Un trattore fermo non inquina ma non produce né reddito né cibo. Dobbiamo far sì
che le imprese agricole, comprese quelle zootecniche, facciano ‘la scelta giusta’. È necessario
partire, pertanto, dalla misurazione della sostenibilità, oggi possibile: da un lato calcolando
l’impronta ecologica della propria impresa (che solo in agricoltura, tra tutte le attività umane, può
essere ‘zero’ o persino ‘positiva’), dall’altro il rating degli investimenti che, attraverso
l’innovazione tecnologica, possono anche migliorare il proprio impatto ambientale”. In zootecnica,
ad esempio, si può stoccare la CO2 grazie alla realizzazione di un impianto a biometano”, risponde
Filippo Gallinella, presidente della Commissione Agricoltura alla Camera dei Deputati.

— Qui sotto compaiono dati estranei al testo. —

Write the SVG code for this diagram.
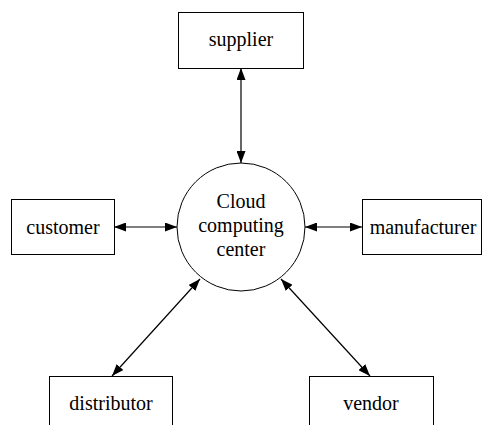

“Da tre anni – continua – approfondisco queste tematiche con seminari e convegni; l’approvazione
del mio emendamento al Decreto Rilancio che prevede la possibilità di un marchio per la zootecnica
di qualità, sostenibile e meno impattante è uno dei risultati raggiunti. Con il Piano Strategico della
nuova Pac possiamo fare scelte molto importanti per la nostra zootecnia, aumentandone la
produttività, che ci vede carenti, pur rimanendo in linea con gli obiettivi ambientali. Tra le opzioni
degli eco-schemi vi è quella di pagare l’agricoltura di montagna con cui possiamo
contemporaneamente ripopolare le aree rurali, presidiare il territorio e dare vita ad una zootecnia sostenibile. Ovviamente sono messaggi da veicolare ai consumatori proprio attraverso il marchio
per un sistema di qualità incentrato sulla sostenibilità”, conclude Gallinella.